滋賀・伊吹山に幻のソバ? 在来種はどう復活したか
とことん調査隊
滋賀県米原市で「幻のソバ」が復活し、周辺府県のソバ好きが集まっているという。人呼んで「伊吹源流そば街道」。ソバといえば国内の主な生産地は北海道や長野県のはず。近いところでは福井県も有名だ。食通ではないが、馬齢を重ねてソバの味わいに目覚めた記者が幻の正体と復活のストーリーを探った。

まずは滋賀県庁で情報を集めた。幻のソバって何ですか。「伊吹山麓でつくられている『伊吹そば』です。普及している改良品種ではなく、平安か鎌倉時代から伊吹山の修行僧が栽培したとされる在来種です」。食のブランド推進課の成相桂さんが教えてくれた。

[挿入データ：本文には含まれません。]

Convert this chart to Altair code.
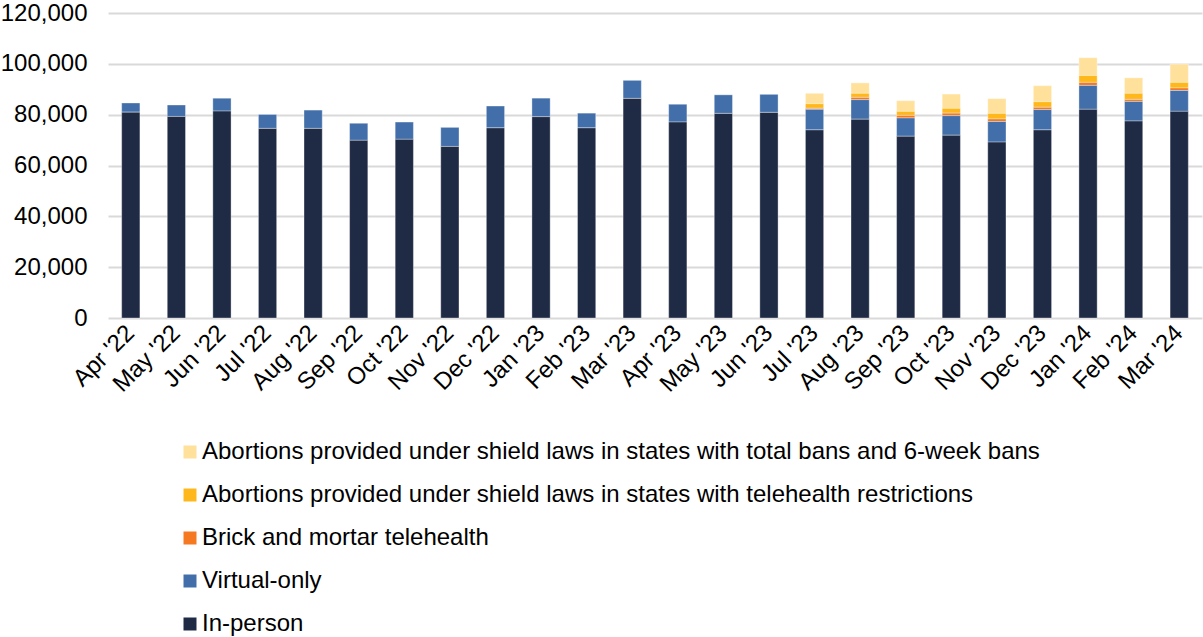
import altair as alt
import pandas as pd

months = ["Apr '22", "May '22", "Jun '22", "Jul '22", "Aug '22", "Sep '22", "Oct '22",
          "Nov '22", "Dec '22", "Jan '23", "Feb '23", "Mar '23", "Apr '23", "May '23",
          "Jun '23", "Jul '23", "Aug '23", "Sep '23", "Oct '23", "Nov '23", "Dec '23",
          "Jan '24", "Feb '24", "Mar '24"]

in_person = [81000, 79300, 81400, 74600, 74600, 69900, 70300, 67500, 74800, 79200, 74800, 86400,
             77100, 80500, 80900, 74000, 78200, 71500, 71900, 69200, 74000, 82100, 77500, 81300]
virtual_only = [3600, 4500, 5100, 5500, 7200, 6700, 6800, 7500, 8600, 7300, 5800, 7100,
                7000, 7300, 7100, 8100, 7700, 7200, 7700, 8100, 8000, 9400, 7700, 8200]
brick_mortar = [0, 0, 0, 0, 0, 0, 0, 0, 0, 0, 0, 0,
                0, 0, 0, 400, 900, 1000, 1000, 1000, 900, 1200, 800, 1000]
shield_telehealth = [0, 0, 0, 0, 0, 0, 0, 0, 0, 0, 0, 0,
                     0, 0, 0, 1800, 1600, 1600, 1900, 2200, 2200, 2700, 2400, 2200]
shield_bans = [0, 0, 0, 0, 0, 0, 0, 0, 0, 0, 0, 0,
               0, 0, 0, 4100, 4100, 4200, 5600, 5800, 6300, 7000, 6100, 7200]

series_names = [
    "Abortions provided under shield laws in states with total bans and 6-week bans",
    "Abortions provided under shield laws in states with telehealth restrictions",
    "Brick and mortar telehealth",
    "Virtual-only",
    "In-person",
]
series_colors = ["#ffe19b", "#ffb81c", "#f47920", "#426ea9", "#1f2a44"]
series_values = [shield_bans, shield_telehealth, brick_mortar, virtual_only, in_person]

rows = []
for k, (name, vals) in enumerate(zip(series_names, series_values)):
    for m, v in zip(months, vals):
        rows.append({"month": m, "series": name, "value": v, "stack_order": len(series_names) - k})
df = pd.DataFrame(rows)

FONT = "Liberation Sans"

chart = alt.Chart(df).mark_bar(
    stroke="white", strokeOpacity=0.35, strokeWidth=1
).encode(
    x=alt.X("month:N", sort=months, title=None,
            scale=alt.Scale(paddingInner=0.6, paddingOuter=0.3),
            axis=alt.Axis(labelAngle=-45, labelFontSize=24, labelFont=FONT, labelColor="#000000",
                          ticks=False, domain=False, labelPadding=11, labelAlign="right",
                          labelBaseline="middle")),
    y=alt.Y("value:Q", stack="zero", title=None,
            scale=alt.Scale(domain=[0, 120000], nice=False),
            axis=alt.Axis(values=[0, 20000, 40000, 60000, 80000, 100000, 120000], format=",.0f",
                          labelFontSize=24, labelFont=FONT, labelColor="#000000",
                          ticks=False, domain=False, labelPadding=21,
                          gridColor="#d9d9d9", gridWidth=2)),
    color=alt.Color("series:N", title=None,
                    scale=alt.Scale(domain=series_names, range=series_colors),
                    legend=alt.Legend(orient="none", legendX=70, legendY=427, direction="vertical",
                                      symbolType="square", symbolSize=169, symbolStrokeWidth=0,
                                      labelFontSize=24, labelFont=FONT, labelColor="#000000",
                                      labelLimit=1000, rowPadding=19, labelOffset=0)),
    order=alt.Order("stack_order:Q", sort="ascending"),
).properties(
    width=1094, height=305,
    autosize=alt.AutoSizeParams(type="none"),
    padding={"left": 108, "top": 13, "right": 1, "bottom": 319},
).configure_view(stroke=None)

chart.save("out.html", embed_options={"renderer": "svg", "actions": False})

伊吹そばは国が地域ブランドとして保護する地理的表示(GI)に2019年に登録された。ソバでは3品目しかない。農林水産省の統計を調べると、滋賀県の19年産のソバの収穫量は296トン。トップの北海道の2%にも満たない。改良品種の大規模栽培ではなく、独自品種を売り出すブランド戦略のようだ。
基礎知識を仕込んだところで、伊吹山が間近に見える伊吹そば生産組合を訪ねた。在来種復活のキーパーソン、伊富貴(いぶき)忠司組合長は「国の減反政策でコメからの転作作物として注目しました」と話す。
伊吹山麓で江戸時代に盛んだった在来種の栽培は、一時ほとんど途絶えていたという。ソバ畑があった太平寺地区の住民が鉱山開発に伴って1960年代に集団移転したためだ。
伊富貴さんは「60年代以降も自家消費用に在来種を栽培している人がいました。そこが奥まった姉川上流の集落だったので、他品種と交雑しなかった。本来の特性が守られたのは幸運でした」と振り返る。当時の県の農業改良普及センターの協力も得て、95年から本格栽培に取り組んだ。

在来種の特徴は小ささだ。直径4.5ミリ以下の実が全体の70%以上という出荷規格を設けている。「ソバの独特な香りや淡い緑色を生み出すのは、胚芽を薄く覆う種皮です。伊吹そばは小粒な分、実に占める種皮の割合が多く、香りが強くなる」と伊富貴さん。1千粒あたりの重さは代表的な改良品種「信濃1号」の35グラムに対して、伊吹そばは22グラム。小粒さが際立つ。
ソバは天候に影響されやすい作物だが、20年産の在来種収穫量は前年の1.5倍の38トンの見通し。生産者は団体・個人を含めて12に増えた。栽培は軌道に乗っているようだが、課題はないのか。
米原市の伊吹庁舎で農政課の鎌田亜裕美さんに聞いた。「在来種の作付面積はこの7年間で2倍近い56ヘクタールに増えました。種子の安定供給が重要になっています」。ソバの花粉を媒介するミツバチの行動半径は2~3キロといわれる。同市内では改良品種のソバも栽培されており、交雑を避けて姉川上流に3カ所(計5ヘクタール)の採種地を確保した。
生産者らの次の目標は在来種を生かした地域の活性化だ。提供するソバ店は現在の3店から、さらに2店増えるという。土日のみ営業する「久次郎」は姉川を遡る一本道に沿って建っていた。生産者の「いぶきファーム」の代表、谷口隆一さんが経営する。
つなぎに小麦粉を2割使う「二八そば」。まずは何もつけずに、次は塩だけ、つゆでも食べてみる。辛みのある特産の伊吹大根のおろしが合う。独特の香りが鼻に抜け、かみしめると滋味深い。いわれてみれば、ほのかな甘みも感じる。
ただ、記者には改良品種のソバとの違いまでは分からない。感想の言葉を探していると、谷口さんが言った。「在来種を大事につないだ人の歴史がある。そのストーリーが味わいを深めるんです」。ご当地に来て食べることの意味を教えられた。